WHAT THE EXERCISE ASKS:
Which lines in the records below contain the word "React"? Copy each one out.

SUPPLIED MATERIAL:
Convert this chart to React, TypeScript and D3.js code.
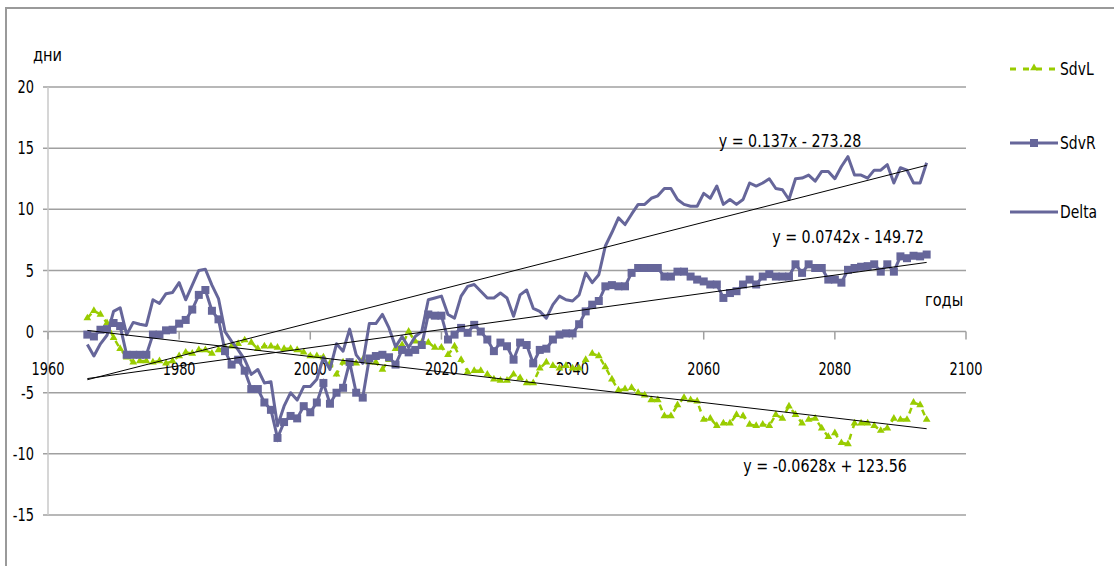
import * as d3 from "d3";

// years of the series (categories)
const startYear = 1966;

const sdvL = [
  1.1, 1.7, 1.4, 0.7, -0.5, -1.4, -2.1, -2.5, -2.4, -2.4,
  -2.5, -2.4, -2.6, -2.4, -2.0, -1.7, -1.8, -1.5, -1.5, -1.8,
  -1.5, -1.3, -1.2, -1.0, -0.7, -0.9, -1.4, -1.2, -1.2, -1.3,
  -1.4, -1.4, -1.5, -1.7, -2.0, -2.0, -2.1, -2.6, -3.5, -2.5,
  -2.5, -2.6, -2.3, -2.5, -2.5, -3.1, -2.3, -1.4, -1.1, 0.0,
  -0.8, -0.9, -0.9, -1.3, -1.3, -1.9, -1.2, -2.3, -3.3, -3.2,
  -3.2, -3.5, -3.9, -4.0, -4.0, -3.5, -3.8, -4.2, -4.2, -3.0,
  -2.5, -2.8, -3.0, -2.8, -3.0, -3.0, -2.3, -1.8, -2.0, -2.9,
  -3.9, -4.8, -4.7, -4.6, -5.0, -5.2, -5.6, -5.6, -6.9, -6.9,
  -6.0, -5.4, -5.6, -5.7, -7.2, -7.1, -7.7, -7.5, -7.5, -6.8,
  -6.9, -7.6, -7.7, -7.6, -7.7, -6.8, -7.1, -6.1, -6.8, -7.5,
  -7.2, -7.1, -7.9, -8.6, -8.3, -9.1, -9.2, -7.5, -7.5, -7.5,
  -7.7, -8.1, -7.9, -7.1, -7.2, -7.2, -5.8, -6.0, -7.2,
];

const sdvR = [
  -0.25, -0.4, 0.15, 0.2, 0.7, 0.45, -1.9, -1.9, -1.9, -1.9,
  -0.25, -0.25, 0.1, 0.15, 0.65, 0.95, 1.8, 3.0, 3.4, 1.7,
  1.0, -1.6, -2.7, -2.3, -3.2, -4.7, -4.7, -5.8, -6.4, -8.7,
  -7.4, -6.9, -7.1, -6.1, -6.6, -5.8, -4.2, -5.9, -5.0, -4.6,
  -2.5, -5.0, -5.4, -2.2, -2.0, -1.9, -2.1, -2.7, -1.5, -1.7,
  -1.5, -1.1, 1.4, 1.3, 1.3, -0.65, -0.25, 0.3, -0.1, 0.55,
  0.0, -0.65, -1.6, -0.9, -1.2, -2.3, -0.9, -1.1, -2.6, -1.5,
  -1.4, -0.65, -0.25, -0.15, -0.15, 0.6, 1.65, 2.2, 2.5, 3.7,
  3.8, 3.7, 3.7, 4.8, 5.2, 5.2, 5.2, 5.2, 4.5, 4.5,
  4.9, 4.9, 4.5, 4.25, 4.1, 3.85, 3.85, 2.75, 3.15, 3.3,
  3.85, 4.25, 3.85, 4.5, 4.7, 4.5, 4.5, 4.5, 5.5, 4.8,
  5.5, 5.2, 5.2, 4.25, 4.25, 4.0, 5.05, 5.2, 5.3, 5.35,
  5.5, 4.9, 5.5, 4.9, 6.15, 6.0, 6.2, 6.15, 6.3,
];

const delta = [
  -1.05, -2.0, -1.0, -0.3, 1.65, 1.95, -0.25, 0.75, 0.6, 0.5,
  2.6, 2.3, 3.1, 3.2, 4.0, 2.6, 3.8, 5.0, 5.1, 3.8,
  2.7, 0.0, -0.8, -1.5, -2.3, -3.5, -3.1, -4.2, -4.1, -7.7,
  -6.1, -5.0, -5.6, -4.5, -4.5, -3.9, -2.1, -3.1, -1.0, -1.6,
  0.2, -1.9, -2.6, 0.65, 0.65, 1.4, 0.3, -1.25, -0.4, -1.3,
  -0.4, 0.0, 2.6, 2.75, 2.9, 1.4, 1.1, 2.9, 3.7, 3.85,
  3.3, 2.75, 2.75, 3.15, 2.75, 1.25, 3.0, 3.4, 1.9, 1.65,
  1.1, 2.2, 2.9, 2.6, 2.5, 3.0, 4.8, 4.0, 4.65, 7.0,
  8.1, 9.3, 8.75, 9.6, 10.4, 10.4, 10.9, 11.1, 11.7, 11.7,
  10.8, 10.4, 10.25, 10.25, 11.3, 10.9, 11.9, 10.4, 10.8, 10.4,
  10.8, 12.15, 11.9, 12.15, 12.5, 11.7, 11.6, 10.8, 12.5, 12.55,
  12.8, 12.3, 13.1, 13.1, 12.5, 13.5, 14.3, 12.8, 12.8, 12.55,
  13.2, 13.2, 13.65, 12.15, 13.4, 13.2, 12.15, 12.15, 13.8,
];

const yTicks = [-15, -10, -5, 0, 5, 10, 15, 20];
const xTicks = [1960, 1980, 2000, 2020, 2040, 2060, 2080, 2100];

// linear trend lines shown on the chart
const trendSlopes = [0.137, 0.0742, -0.0628];
const trendIntercepts = [-273.28, -149.72, 123.56];
const trendLabels = ["y = 0.137x - 273.28", "y = 0.0742x - 149.72", "y = -0.0628x + 123.56"];

const purple = "#66669a";
const green = "#99cc00";
const grid = "#a0a0a0";
const font = "'DejaVu Sans Condensed', 'DejaVu Sans', sans-serif";

// narrow text: condensed font squeezed a bit more to look like the original
function T({ x, y, anchor = "start", sx = 0.86, children }: {
  x: number; y: number; anchor?: string; sx?: number; children: React.ReactNode;
}) {
  return (
    <g transform={`translate(${x},${y}) scale(${sx},1)`}>
      <text textAnchor={anchor as any} dominantBaseline="central" fontSize={18} fill="#000">
        {children}
      </text>
    </g>
  );
}

export default function App() {
  const width = 1114;
  const height = 566;

  const years = sdvR.map((_, i) => startYear + i);
  const lastYear = years[years.length - 1];

  const x = d3.scaleLinear().domain([1960, 2100]).range([48, 966]);
  const y = d3.scaleLinear().domain([-15, 20]).range([515, 87]);

  const line = d3.line<number>()
    .x((_, i) => x(years[i]))
    .y(d => y(d));

  const tri = d3.symbol(d3.symbolTriangle, 26)() as string;
  const sq = d3.symbol(d3.symbolSquare, 64)() as string;

  const labelPos = [
    { x: 790, y: 141 },
    { x: 848, y: 237 },
    { x: 825, y: 466 },
  ];

  return (
    <svg
      width={width}
      height={height}
      style={{ position: "absolute", left: 0, top: 0, display: "block", background: "#fff" }}
      fontFamily={font}
    >
      {/* outer frame */}
      <path d={`M6,${height} V8 H${width}`} fill="none" stroke="#9a9a9a" strokeWidth={2} />

      {/* grid */}
      {yTicks.map(t => (
        <line key={t} x1={43} x2={966} y1={y(t)} y2={y(t)} stroke={grid} strokeWidth={1.5} />
      ))}
      <line x1={x(1960)} x2={x(1960)} y1={y(20)} y2={y(-15)} stroke="#c8c8c8" strokeWidth={1.5} />

      {/* x ticks on the zero line */}
      {xTicks.map(t => (
        <line key={t} x1={x(t)} x2={x(t)} y1={y(0)} y2={y(0) + 8} stroke={grid} strokeWidth={1.5} />
      ))}

      {yTicks.map(t => (
        <T key={t} x={34} y={y(t)} anchor="end" sx={0.8}>{t}</T>
      ))}
      {xTicks.map(t => (
        <T key={t} x={x(t)} y={369} anchor="middle" sx={0.8}>{t}</T>
      ))}

      <T x={33} y={55} sx={0.9}>дни</T>
      <T x={925} y={300} sx={0.9}>годы</T>

      {/* SdvL */}
      <path d={line(sdvL) ?? ""} fill="none" stroke={green} strokeWidth={2.5} strokeDasharray="6 6" />
      {sdvL.map((d, i) => (
        <path key={i} d={tri} transform={`translate(${x(years[i])},${y(d)})`} fill={green} />
      ))}

      {/* SdvR */}
      <path d={line(sdvR) ?? ""} fill="none" stroke={purple} strokeWidth={3} />
      {sdvR.map((d, i) => (
        <path key={i} d={sq} transform={`translate(${x(years[i])},${y(d)})`} fill={purple} />
      ))}

      {/* Delta */}
      <path d={line(delta) ?? ""} fill="none" stroke={purple} strokeWidth={3} strokeLinejoin="round" />

      {/* trend lines */}
      {trendSlopes.map((s, k) => (
        <line
          key={k}
          x1={x(startYear)}
          x2={x(lastYear)}
          y1={y(s * startYear + trendIntercepts[k])}
          y2={y(s * lastYear + trendIntercepts[k])}
          stroke="#000"
          strokeWidth={1}
        />
      ))}
      {trendLabels.map((l, k) => (
        <T key={k} x={labelPos[k].x} y={labelPos[k].y} anchor="middle" sx={0.88}>{l}</T>
      ))}

      {/* legend */}
      <g>
        <line x1={1010} x2={1058} y1={69} y2={69} stroke={green} strokeWidth={3} strokeDasharray="6 7" />
        <path d={tri} transform="translate(1034,68)" fill={green} />
        <T x={1060} y={69}>SdvL</T>

        <line x1={1010} x2={1058} y1={143} y2={143} stroke={purple} strokeWidth={3} />
        <path d={sq} transform="translate(1034,143)" fill={purple} />
        <T x={1060} y={143}>SdvR</T>

        <line x1={1010} x2={1058} y1={212} y2={212} stroke={purple} strokeWidth={3} />
        <T x={1060} y={212}>Delta</T>
      </g>
    </svg>
  );
}
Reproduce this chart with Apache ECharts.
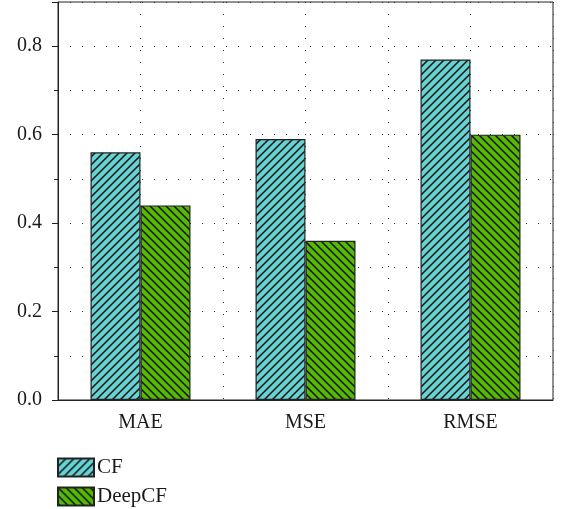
<!DOCTYPE html>
<html>
<head>
<meta charset="utf-8">
<script src="https://cdn.jsdelivr.net/npm/echarts@6/dist/echarts.min.js"></script>
<style>
  html, body { margin: 0; padding: 0; background: #fff; }
  #chart { width: 561px; height: 509px; }
</style>
</head>
<body>
<div id="chart"></div>
<script>
const categories = ["MAE", "MSE", "RMSE"];
const cfValues = [0.56, 0.59, 0.77];
const deepCfValues = [0.44, 0.36, 0.60];
const seriesNames = ["CF", "DeepCF"];

// hatch tile: dir 1 = "/", dir -1 = "\"
function hatch(bg, dir) {
  const s = 8;
  const c = document.createElement("canvas");
  c.width = s;
  c.height = s;
  const ctx = c.getContext("2d");
  ctx.fillStyle = bg;
  ctx.fillRect(0, 0, s, s);
  ctx.strokeStyle = "#111";
  ctx.lineWidth = 1.5;
  ctx.beginPath();
  if (dir > 0) {
    ctx.moveTo(-2, s + 2); ctx.lineTo(s + 2, -2);
    ctx.moveTo(-2, 2); ctx.lineTo(2, -2);
    ctx.moveTo(s - 2, s + 2); ctx.lineTo(s + 2, s - 2);
  } else {
    ctx.moveTo(-2, -2); ctx.lineTo(s + 2, s + 2);
    ctx.moveTo(s - 2, -2); ctx.lineTo(s + 2, 2);
    ctx.moveTo(-2, s - 2); ctx.lineTo(2, s + 2);
  }
  ctx.stroke();
  return { image: c, repeat: "repeat" };
}

const font = "Liberation Serif";
const dotted = { color: "#333", width: 1, type: [1, 11] };

let myChart = echarts.init(document.getElementById("chart"));
let option = {
  animation: false,
  textStyle: { fontFamily: font },
  grid: {
    left: 58,
    right: 8,
    top: 2,
    bottom: 109,
    outerBoundsMode: "none",
    containLabel: false,
    show: true,
    borderColor: "#222",
    borderWidth: 1
  },
  legend: {
    orient: "vertical",
    left: 57,
    top: 457,
    padding: 0,
    itemWidth: 36,
    itemHeight: 18,
    itemGap: 8,
    icon: "rect",
    textStyle: { fontFamily: font, fontSize: 21, color: "#1a1a1a", padding: [0, 0, 0, -2] },
    data: seriesNames
  },
  xAxis: [
    {
      type: "category",
      data: categories,
      axisLine: { lineStyle: { color: "#222", width: 1 } },
      axisTick: { alignWithLabel: true, length: 7, lineStyle: { color: "#222" } },
      axisLabel: { fontFamily: font, fontSize: 20, color: "#1a1a1a", margin: 13 },
      splitLine: { show: false }
    },
    {
      type: "value",
      min: 0,
      max: 3,
      interval: 0.5,
      show: true,
      position: "top",
      axisLine: { show: false },
      axisTick: { show: false },
      axisLabel: { show: false },
      splitLine: { show: true, lineStyle: dotted }
    }
  ],
  yAxis: {
    type: "value",
    min: 0,
    max: 0.9,
    interval: 0.2,
    axisLine: { show: true, lineStyle: { color: "#222", width: 1 } },
    axisTick: { show: true, length: 6, lineStyle: { color: "#222" } },
    minorTick: { show: true, splitNumber: 2, length: 4, lineStyle: { color: "#222" } },
    axisLabel: {
      fontFamily: font,
      fontSize: 20,
      color: "#1a1a1a",
      margin: 16,
      showMaxLabel: false,
      formatter: v => v.toFixed(1)
    },
    splitLine: { show: true, lineStyle: dotted },
    minorSplitLine: { show: true, lineStyle: dotted }
  },
  series: [
    {
      name: seriesNames[0],
      type: "bar",
      data: cfValues,
      barWidth: 50,
      barGap: "0%",
      itemStyle: { color: hatch("#66d2d2", 1), borderColor: "#222", borderWidth: 1.2 }
    },
    {
      name: seriesNames[1],
      type: "bar",
      data: deepCfValues,
      barWidth: 50,
      barGap: "0%",
      itemStyle: { color: hatch("#55b804", -1), borderColor: "#222", borderWidth: 1.2 }
    }
  ]
};
myChart.setOption(option);
</script>
</body>
</html>
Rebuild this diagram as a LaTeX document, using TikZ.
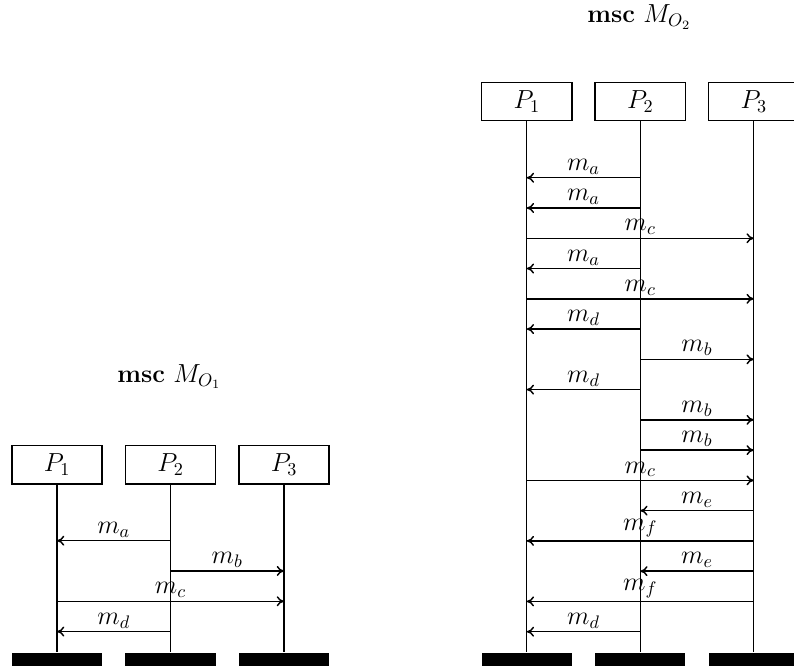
\documentclass[tikz,border=0pt]{standalone}
\usepackage{amsmath}
\usepackage{amssymb}
\usepackage{tikz}
\usetikzlibrary{calc,arrows.meta}

\tikzset{
 inst/.style={draw, line width=0.8pt, minimum width=1.75cm, minimum height=0.74cm, inner sep=0pt, font=\fontsize{14}{17}\selectfont},
 foot/.style={fill=black, minimum width=1.75cm, minimum height=0.25cm, inner sep=0pt},
 life/.style={line width=0.8pt},
 msg/.style={line width=0.8pt, -{To[length=4pt,width=5.5pt]}},
 lbl/.style={above, midway, font=\fontsize{14}{17}\selectfont, inner sep=1.5pt}
}

\begin{document}
\begin{tikzpicture}
\useasboundingbox (0,0) rectangle (15.39,12.98);

% chart O1
\node[font=\fontsize{14}{17}\selectfont] (t1) at (3.28,5.68) {\textbf{msc} $M_{O_1}$};
\foreach \x/\n in {1.105/1,3.305/2,5.505/3}{
 \node[inst] (a\n) at (\x,3.973) {$P_\n$};
 \node[foot] (fa\n) at (\x,0.204) {};
 \draw[life] (a\n.south) -- (fa\n.north);
 }
\foreach \k/\s/\t/\m in {1/2/1/a,2/2/3/b,3/1/3/c,4/2/1/d}{
 \pgfmathsetmacro\y{3.087-0.587*\k}
 \draw[msg] (a\s |- 0,\y) -- node[lbl] {$m_\m$} (a\t |- 0,\y);
 }

% chart O2
\node[font=\fontsize{14}{17}\selectfont] (t2) at (12.39,12.65) {\textbf{msc} $M_{O_2}$};
\foreach \x/\n in {10.21/1,12.41/2,14.61/3}{
 \node[inst] (b\n) at (\x,11.01) {$P_\n$};
 \node[foot] (fb\n) at (\x,0.204) {};
 \draw[life] (b\n.south) -- (fb\n.north);
 }
\foreach \k/\s/\t/\m in {1/2/1/a,2/2/1/a,3/1/3/c,4/2/1/a,5/1/3/c,6/2/1/d,7/2/3/b,8/2/1/d,
 9/2/3/b,10/2/3/b,11/1/3/c,12/3/2/e,13/3/1/f,14/3/2/e,15/3/1/f,16/2/1/d}{
 \pgfmathsetmacro\y{10.1216-0.5866*\k}
 \draw[msg] (b\s |- 0,\y) -- node[lbl] {$m_\m$} (b\t |- 0,\y);
 }
\end{tikzpicture}
\end{document}
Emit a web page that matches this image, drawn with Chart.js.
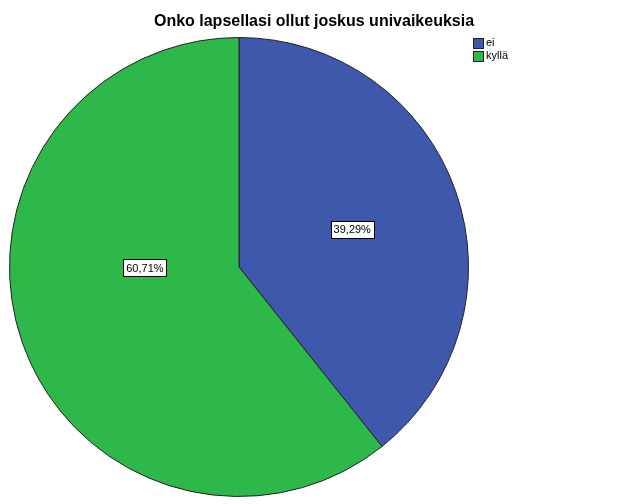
<!DOCTYPE html>
<html>
<head>
<meta charset="utf-8">
<script src="https://cdn.jsdelivr.net/npm/chart.js@4"></script>
<style>
  html, body { margin: 0; padding: 0; background: #fff; }
  #wrap { width: 629px; height: 504px; }
</style>
</head>
<body>
<div id="wrap"><canvas id="pieChart" width="629" height="504"></canvas></div>
<script>
const chartTitle = "Onko lapsellasi ollut joskus univaikeuksia";
const categories = ["ei", "kyllä"];
const percentages = [39.29, 60.71];
const sliceColors = ["#3e58ac", "#2fb84a"];

// where SPSS put the value boxes: angle (deg, 0 = right) and fraction of radius
const labelSpots = [
    { angle: -18.4, dist: 0.52 },
    { angle: 179.4, dist: 0.41 }
];

const fmt = v => v.toFixed(2).replace(".", ",") + "%";

const decorations = {
    id: "decorations",
    afterDraw(chart) {
        const ctx = chart.ctx;
        ctx.save();

        // title
        ctx.fillStyle = "#000";
        ctx.font = "bold 16px 'Liberation Sans', Arial, sans-serif";
        ctx.textAlign = "center";
        ctx.textBaseline = "middle";
        ctx.fillText(chartTitle, 314, 22);

        // legend
        ctx.font = "11px 'Liberation Sans', Arial, sans-serif";
        ctx.textAlign = "left";
        categories.forEach((name, i) => {
            const y = 38 + i * 13;
            ctx.fillStyle = sliceColors[i];
            ctx.fillRect(473, y, 10, 10);
            ctx.strokeStyle = "#222";
            ctx.lineWidth = 1;
            ctx.strokeRect(473.5, y + 0.5, 10, 10);
            ctx.fillStyle = "#000";
            ctx.fillText(name, 486, y + 5);
        });

        // value boxes
        const arcs = chart.getDatasetMeta(0).data;
        ctx.font = "11px 'Liberation Sans', Arial, sans-serif";
        ctx.textAlign = "center";
        arcs.forEach((arc, i) => {
            const a = labelSpots[i].angle * Math.PI / 180;
            const r = arc.outerRadius * labelSpots[i].dist;
            const x = arc.x + Math.cos(a) * r;
            const y = arc.y + Math.sin(a) * r;
            const txt = fmt(percentages[i]);
            const w = ctx.measureText(txt).width + 6;
            const h = 17;
            ctx.fillStyle = "#fff";
            ctx.fillRect(Math.round(x - w / 2), Math.round(y - h / 2), Math.round(w), h);
            ctx.strokeStyle = "#000";
            ctx.strokeRect(Math.round(x - w / 2) + 0.5, Math.round(y - h / 2) + 0.5, Math.round(w), h);
            ctx.fillStyle = "#000";
            ctx.fillText(txt, x, y + 1);
        });

        ctx.restore();
    }
};

new Chart(document.getElementById("pieChart"), {
    type: "pie",
    data: {
        labels: categories,
        datasets: [{
            data: percentages,
            backgroundColor: sliceColors,
            borderColor: "#222",
            borderWidth: 1
        }]
    },
    options: {
        responsive: false,
        animation: false,
        layout: { padding: { left: 9, right: 160, top: 37, bottom: 7 } },
        plugins: {
            legend: { display: false },
            tooltip: { enabled: false },
            title: { display: false }
        }
    },
    plugins: [decorations]
});
</script>
</body>
</html>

RESPONSE TO THIS EXERCISE:
Convert this chart to React, TypeScript and D3.js code.
  x: number; y: number; anchor?: string; sx?: number; children: React.ReactNode;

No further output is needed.